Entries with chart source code
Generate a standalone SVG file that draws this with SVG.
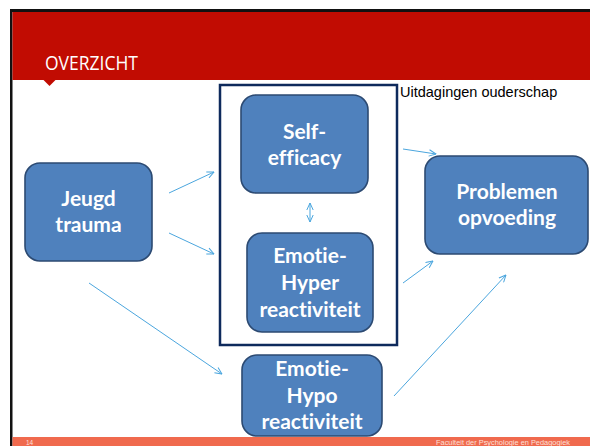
<svg xmlns="http://www.w3.org/2000/svg" width="590" height="446" viewBox="0 0 590 446">
<style>
.node rect{fill:#4F81BD;stroke:#2C4A72;stroke-width:1.6}
.node text{font-family:Lato,"Open Sans",sans-serif;font-weight:700;font-size:21px;fill:#fff;text-anchor:middle;font-variant-ligatures:none}
.conn line{stroke:#4BA6DE;stroke-width:1;fill:none}
</style>
<defs>
<marker id="ah" viewBox="0 0 8 8" refX="7.5" refY="4" markerWidth="8" markerHeight="8" markerUnits="userSpaceOnUse" orient="auto-start-reverse">
<path d="M0.5,0.8 L7.5,4 L0.5,7.2" fill="none" stroke="#4BA6DE" stroke-width="1"/>
</marker>
</defs>
<rect x="0" y="0" width="590" height="446" fill="#fff"/>
<g id="frame">
<rect x="10" y="9" width="580" height="3" fill="#111"/>
<rect x="10" y="9" width="2.5" height="437" fill="#111"/>
<rect x="12.5" y="12" width="577.5" height="68" fill="#C10C02"/>
<path d="M43.5,80 L55.5,80 L49.5,86 Z" fill="#C10C02"/>
<text x="45" y="70" font-family="'Open Sans',sans-serif" font-weight="400" font-size="20" fill="#fff" textLength="93" lengthAdjust="spacingAndGlyphs">OVERZICHT</text>
<rect x="12.5" y="437" width="577.5" height="9" fill="#F06A4E"/>
<text x="26" y="444.5" font-family="'Liberation Sans',Arial,sans-serif" font-size="6.5" fill="#fde0d8">14</text>
<text x="436" y="444.5" font-family="'Liberation Sans',Arial,sans-serif" font-size="6.5" fill="#fde0d8" textLength="134" lengthAdjust="spacingAndGlyphs">Faculteit der Psychologie en Pedagogiek</text>
</g>
<g id="uitdagingen">
<rect x="220" y="85" width="177" height="260" fill="none" stroke="#0E2A5C" stroke-width="2.5"/>
<text x="400" y="97" font-family="'Liberation Sans',Arial,sans-serif" font-size="14.5" fill="#000">Uitdagingen ouderschap</text>
</g>
<g id="jeugd" class="node">
<rect x="25" y="163" width="127" height="98" rx="15"/>
<text x="88.5" y="206">Jeugd</text>
<text x="88.5" y="232">trauma</text>
</g>
<g id="self" class="node">
<rect x="241" y="95" width="127" height="98" rx="15"/>
<text x="304.5" y="139">Self-</text>
<text x="304.5" y="165">efficacy</text>
</g>
<g id="hyper" class="node">
<rect x="247" y="233" width="126" height="99" rx="15"/>
<text x="310" y="263">Emotie-</text>
<text x="310" y="290">Hyper</text>
<text x="310" y="317">reactiviteit</text>
</g>
<g id="problemen" class="node">
<rect x="425" y="156" width="163" height="98" rx="15"/>
<text x="507" y="199">Problemen</text>
<text x="507" y="225">opvoeding</text>
</g>
<g id="hypo" class="node">
<rect x="242" y="355" width="140" height="81" rx="15"/>
<text x="312" y="376">Emotie-</text>
<text x="312" y="403">Hypo</text>
<text x="312" y="429">reactiviteit</text>
</g>
<g id="connectors" class="conn">
<line x1="169" y1="193" x2="214" y2="172" marker-end="url(#ah)"/>
<line x1="169" y1="233" x2="214" y2="254" marker-end="url(#ah)"/>
<line x1="89" y1="283" x2="222" y2="374" marker-end="url(#ah)"/>
<line x1="403" y1="149" x2="436" y2="154" marker-end="url(#ah)"/>
<line x1="403" y1="283" x2="433" y2="261" marker-end="url(#ah)"/>
<line x1="394" y1="396" x2="506" y2="275" marker-end="url(#ah)"/>
<line x1="310" y1="203" x2="310" y2="222" marker-start="url(#ah)" marker-end="url(#ah)"/>
</g>
</svg>
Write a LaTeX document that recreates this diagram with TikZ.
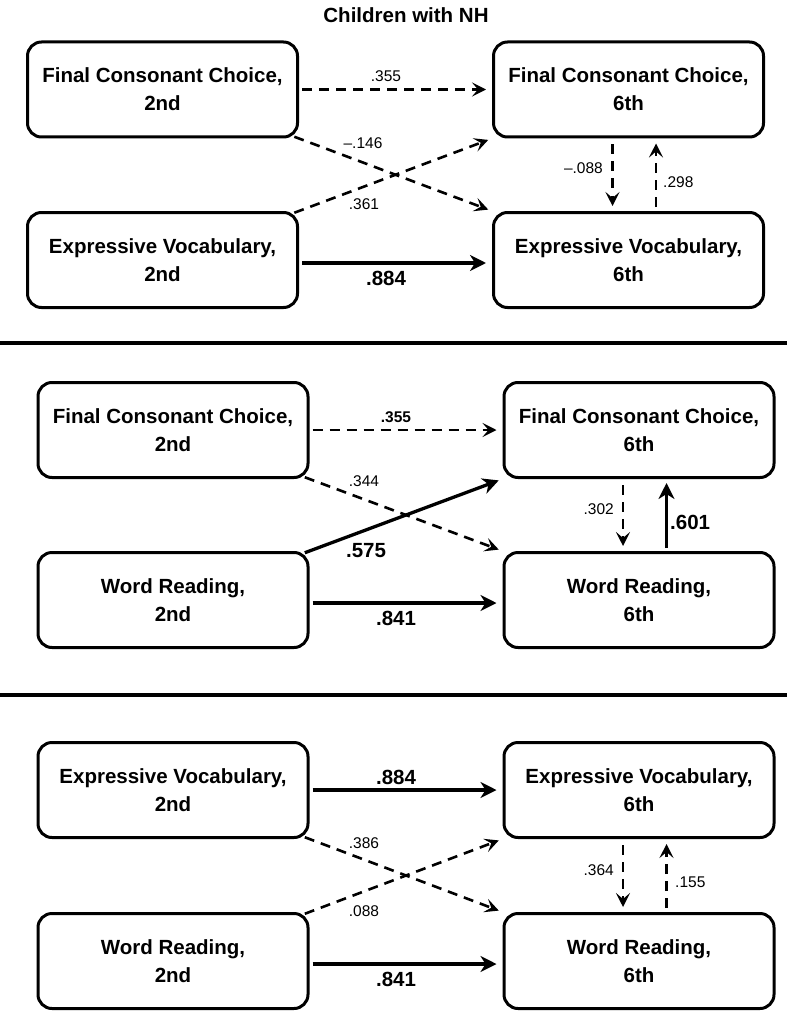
\documentclass[tikz,border=0pt]{standalone}
\usepackage{fontspec}
\setmainfont{Liberation Sans}
\usetikzlibrary{arrows.meta}
\begin{document}
\begin{tikzpicture}[x=1pt,y=-1pt,
 box/.style={draw, line width=3pt, rounded corners=14pt, minimum width=270pt, minimum height=95pt, align=center, font=\bfseries\fontsize{20.5}{28}\selectfont, inner sep=0pt},
 solidarr/.style={line width=3.3pt, -{Stealth[length=16pt,width=16pt,inset=5pt]}},
 dasharr/.style={line width=2.6pt, dash pattern=on 10pt off 7pt, -{Stealth[length=14pt,width=14pt,inset=6pt]}},
 lab/.style={font=\fontsize{15.5}{18}\selectfont, inner sep=0pt},
 blab/.style={font=\bfseries\fontsize{20.5}{24}\selectfont, inner sep=0pt},
 sblab/.style={font=\bfseries\fontsize{15.5}{18}\selectfont, inner sep=0pt},
 sep/.style={line width=3.3pt}]
\useasboundingbox (0,0) rectangle (787,1011);

\node[blab] (title) at (406,15) {Children with NH};

% ---------- Panel 1 ----------
\node[box] (A1) at (162.5,89.5) {Final Consonant Choice,\\2nd};
\node[box] (B1) at (628.5,89.5) {Final Consonant Choice,\\6th};
\node[box] (C1) at (162.5,260) {Expressive Vocabulary,\\2nd};
\node[box] (D1) at (628.5,260) {Expressive Vocabulary,\\6th};

\draw[dasharr, shorten <=3pt, shorten >=6pt] (A1.east) -- (B1.west);
\draw[solidarr, shorten <=3pt, shorten >=6pt] ([yshift=-3pt]C1.east) -- ([yshift=-3pt]D1.west);
\draw[dasharr, shorten <=-5pt, shorten >=4pt] (A1.south east) -- (D1.north west);
\draw[dasharr, shorten <=-5pt, shorten >=4pt] (C1.north east) -- (B1.south west);
\draw[dasharr, shorten <=6pt, shorten >=5pt] ([xshift=-16pt]B1.south) -- ([xshift=-16pt]D1.north);
\draw[dasharr, shorten <=4pt, shorten >=5pt] ([xshift=27.5pt]D1.north) -- ([xshift=27.5pt]B1.south);

\node[lab] (p1a) at (386,76) {.355};
\node[lab] (p1b) at (363,143) {--.146};
\node[lab] (p1c) at (364,204) {.361};
\node[blab] (p1d) at (386,278) {.884};
\node[lab, anchor=east] (p1e) at (603,168) {--.088};
\node[lab, anchor=west] (p1f) at (663,182) {.298};

\draw[sep] (0,343) -- (787,343);

% ---------- Panel 2 ----------
\node[box] (A2) at (173,430) {Final Consonant Choice,\\2nd};
\node[box] (B2) at (639,430) {Final Consonant Choice,\\6th};
\node[box] (C2) at (173,600) {Word Reading,\\2nd};
\node[box] (D2) at (639,600) {Word Reading,\\6th};

\draw[dasharr, shorten <=3pt, shorten >=6pt] (A2.east) -- (B2.west);
\draw[solidarr, shorten <=3pt, shorten >=6pt] ([yshift=-3pt]C2.east) -- ([yshift=-3pt]D2.west);
\draw[dasharr, shorten <=-5pt, shorten >=4pt] (A2.south east) -- (D2.north west);
\draw[solidarr, shorten <=-5pt, shorten >=4pt] (C2.north east) -- (B2.south west);
\draw[dasharr, shorten <=6pt, shorten >=5pt] ([xshift=-16pt]B2.south) -- ([xshift=-16pt]D2.north);
\draw[solidarr, shorten <=3pt, shorten >=4pt] ([xshift=27.5pt]D2.north) -- ([xshift=27.5pt]B2.south);

\node[sblab] (p2a) at (396,417) {.355};
\node[lab] (p2b) at (364,481) {.344};
\node[blab] (p2c) at (366,551) {.575};
\node[blab] (p2d) at (396,618) {.841};
\node[lab, anchor=east] (p2e) at (614,509) {.302};
\node[blab, anchor=west] (p2f) at (670,522) {.601};

\draw[sep] (0,695) -- (787,695);

% ---------- Panel 3 ----------
\node[box] (A3) at (173,790) {Expressive Vocabulary,\\2nd};
\node[box] (B3) at (639,790) {Expressive Vocabulary,\\6th};
\node[box] (C3) at (173,961) {Word Reading,\\2nd};
\node[box] (D3) at (639,961) {Word Reading,\\6th};

\draw[solidarr, shorten <=3pt, shorten >=6pt] (A3.east) -- (B3.west);
\draw[solidarr, shorten <=3pt, shorten >=6pt] ([yshift=-3pt]C3.east) -- ([yshift=-3pt]D3.west);
\draw[dasharr, shorten <=-5pt, shorten >=4pt] (A3.south east) -- (D3.north west);
\draw[dasharr, shorten <=-5pt, shorten >=4pt] (C3.north east) -- (B3.south west);
\draw[dasharr, shorten <=6pt, shorten >=5pt] ([xshift=-16pt]B3.south) -- ([xshift=-16pt]D3.north);
\draw[dasharr, shorten <=4pt, shorten >=5pt] ([xshift=27.5pt]D3.north) -- ([xshift=27.5pt]B3.south);

\node[blab] (p3a) at (396,777) {.884};
\node[lab] (p3b) at (364,843) {.386};
\node[lab] (p3c) at (364,911) {.088};
\node[blab] (p3d) at (396,979) {.841};
\node[lab, anchor=east] (p3e) at (614,870) {.364};
\node[lab, anchor=west] (p3f) at (675,882) {.155};
\end{tikzpicture}
\end{document}
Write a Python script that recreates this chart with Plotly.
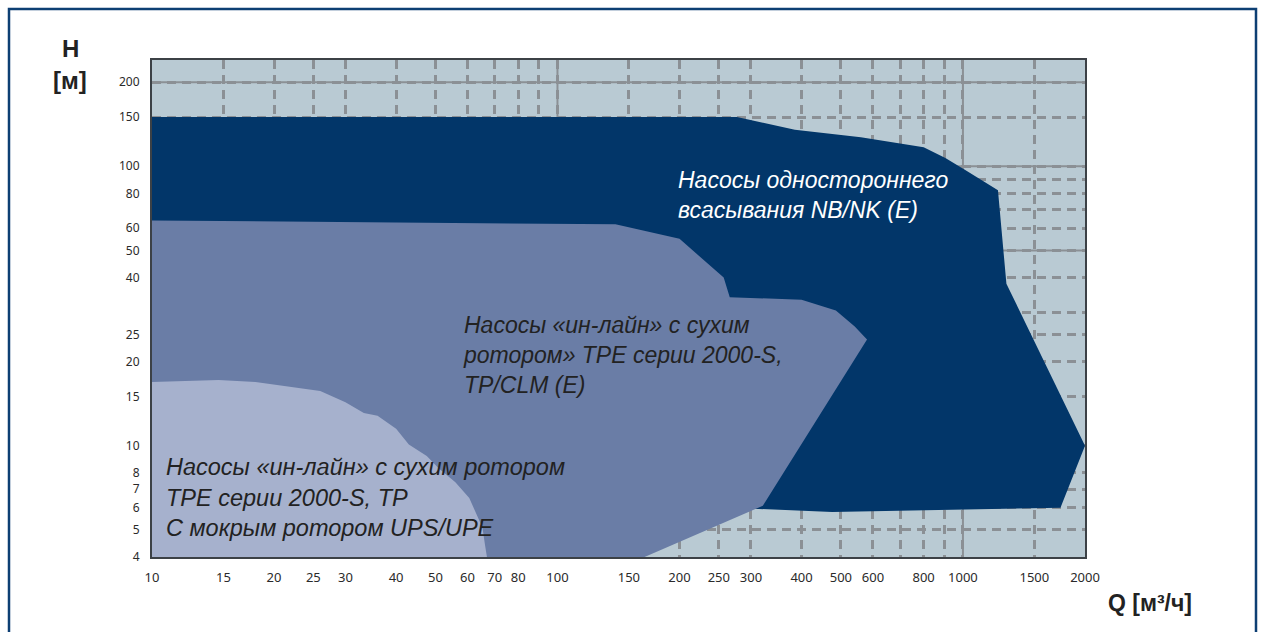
import math
import plotly.graph_objects as go

# ---------------- data ----------------
# Q [m3/h] and H [m] outlines of the three pump ranges
nb_q = [10, 277, 385, 560, 800, 905, 1013, 1220, 1280, 2000, 1740, 476, 305, 10]
nb_h = [150, 150, 135, 127, 117, 107, 97, 82, 38, 10, 6.0, 5.8, 5.95, 5.95]

tp_q = [10, 139, 200, 225, 257, 266, 400, 486, 541, 580, 321, 164, 10]
tp_h = [64, 62, 55, 47.5, 40, 34, 33.3, 30.5, 26.7, 24, 6.1, 4, 4]

ups_q = [10, 14.6, 18, 26, 30, 33.3, 36, 40, 43, 45.3, 47.6, 51, 56, 60.6, 62.8, 65.3, 66.3, 67, 10]
ups_h = [16.9, 17.2, 16.9, 15.7, 14.3, 13.1, 12.8, 11.5, 10.1, 9.6, 9.2, 8.3, 7.4, 6.5, 5.8, 5.1, 4.4, 4, 4]

x_tickvals = [10, 15, 20, 25, 30, 40, 50, 60, 70, 80, 90, 100, 150, 200, 250, 300,
              400, 500, 600, 700, 800, 900, 1000, 1500, 2000]
x_ticktext = ["10", "15", "20", "25", "30", "40", "50", "60", "70", "80", " ", "100", "150",
              "200", "250", "300", "400", "500", "600", " ", "800", " ", "1000", "1500", "2000"]
y_tickvals = [4, 5, 6, 7, 8, 10, 15, 20, 25, 30, 40, 50, 60, 70, 80, 90, 100, 150, 200]
y_ticktext = ["4", "5", "6", "7", "8", "10", "15", "20", "25", " ", "40", "50", "60", " ",
              "80", " ", "100", "150", "200"]
x_solid = [100, 1000]
y_solid = [10, 50, 100, 200]

label_nb = "Насосы одностороннего<br>всасывания NB/NK (E)"
label_tp = "Насосы «ин-лайн» с сухим<br>ротором» TPE серии 2000-S,<br>TP/CLM (E)"
label_ups = "Насосы «ин-лайн» с сухим ротором<br>TPE серии 2000-S, TP<br>С мокрым ротором UPS/UPE"

# ---------------- styles ----------------
C_NB = "#023669"
C_TP = "#6a7da6"
C_UPS = "#a6b1cd"
C_BG = "#b9cad3"
C_GRID = "#8b9095"
TEXT_FONT = "Liberation Sans, Arial, Helvetica, sans-serif"
TICK_FONT = "Noto Sans, Open Sans, sans-serif"

fig = go.Figure()
for q, h, c in [(nb_q, nb_h, C_NB), (tp_q, tp_h, C_TP), (ups_q, ups_h, C_UPS)]:
    fig.add_trace(go.Scatter(x=q, y=h, mode="lines", fill="toself", fillcolor=c,
                             line=dict(width=0, color=c), hoverinfo="skip", showlegend=False))

W, H = 1264, 632
L, R, T, B = 152, 179, 60, 75
pw, ph = W - L - R, H - T - B


def px(x):
    return (x - L) / pw


def py(y):
    return 1 - (y - T) / ph


axis_common = dict(type="log", showgrid=True, gridcolor=C_GRID, gridwidth=2.5,
                   griddash="9px,6px", zeroline=False, showline=True, linecolor="#3c4146",
                   linewidth=2, mirror=True, ticks="", tickmode="array", tickangle=0)

fig.update_xaxes(range=[math.log10(10), math.log10(2000)], tickvals=x_tickvals,
                 ticktext=x_ticktext, ticklabelstandoff=7,
                 tickfont=dict(family=TICK_FONT, size=13, color="#2a2a2a"), **axis_common)
fig.update_yaxes(range=[math.log10(4), math.log10(240)], tickvals=y_tickvals,
                 ticktext=y_ticktext, ticklabelstandoff=8,
                 tickfont=dict(family=TICK_FONT, size=12, color="#2a2a2a"), **axis_common)

shapes = []
for v in x_solid:
    shapes.append(dict(type="line", xref="x", yref="paper", x0=v, x1=v, y0=0, y1=1,
                       layer="below", line=dict(color=C_GRID, width=2)))
for v in y_solid:
    shapes.append(dict(type="line", xref="paper", yref="y", x0=0, x1=1, y0=v, y1=v,
                       layer="below", line=dict(color=C_GRID, width=2)))
# outer frame
shapes.append(dict(type="rect", xref="paper", yref="paper", x0=px(9), x1=px(1256),
                   y0=py(650), y1=py(9), layer="above",
                   line=dict(color="#0d3f73", width=2.5), fillcolor="rgba(0,0,0,0)"))

annotations = [
    dict(text=label_nb, x=px(676), y=py(195), xref="paper", yref="paper", xanchor="left",
         yanchor="middle", align="left", showarrow=False,
         font=dict(family=TEXT_FONT, size=23, color="white", style="italic")),
    dict(text=label_tp, x=px(461), y=py(355), xref="paper", yref="paper", xanchor="left",
         yanchor="middle", align="left", showarrow=False,
         font=dict(family=TEXT_FONT, size=23, color="#222222", style="italic")),
    dict(text=label_ups, x=px(164), y=py(497), xref="paper", yref="paper", xanchor="left",
         yanchor="middle", align="left", showarrow=False,
         font=dict(family=TEXT_FONT, size=23.5, color="#222222", style="italic")),
    dict(text="<b>H</b>", x=px(70), y=py(49), xref="paper", yref="paper", xanchor="center",
         yanchor="middle", showarrow=False,
         font=dict(family=TEXT_FONT, size=24, color="#222222")),
    dict(text="<b>[м]</b>", x=px(70), y=py(81), xref="paper", yref="paper", xanchor="center",
         yanchor="middle", showarrow=False,
         font=dict(family=TEXT_FONT, size=24, color="#222222")),
    dict(text="<b>Q [м³/ч]</b>", x=px(1150), y=py(603), xref="paper", yref="paper",
         xanchor="center", yanchor="middle", showarrow=False,
         font=dict(family=TEXT_FONT, size=23, color="#222222")),
]

fig.update_layout(width=W, height=H, margin=dict(l=L, r=R, t=T, b=B),
                  plot_bgcolor=C_BG, paper_bgcolor="white", showlegend=False,
                  shapes=shapes, annotations=annotations)

fig.write_html("out.html", config={"displayModeBar": False},
               post_script="document.body.style.margin='0';"
                           "document.body.style.overflow='hidden';")
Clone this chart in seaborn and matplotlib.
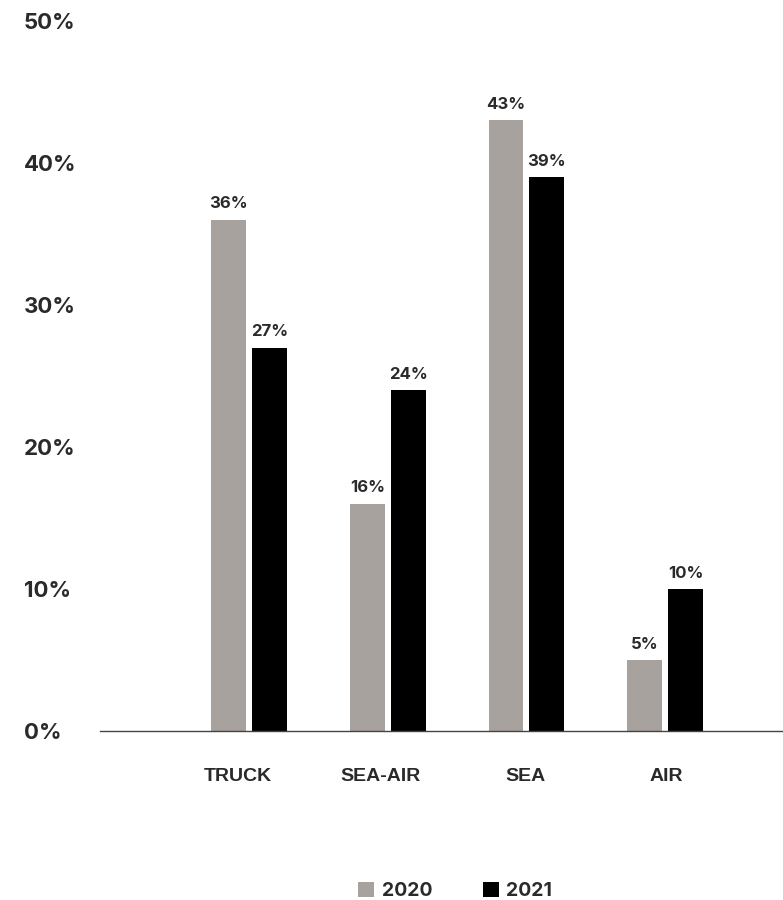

## CHALLENGE
Count every line in the data where the string "recreates" occurs. Give nothing except the number.

## RESULT OF THIS EXERCISE
2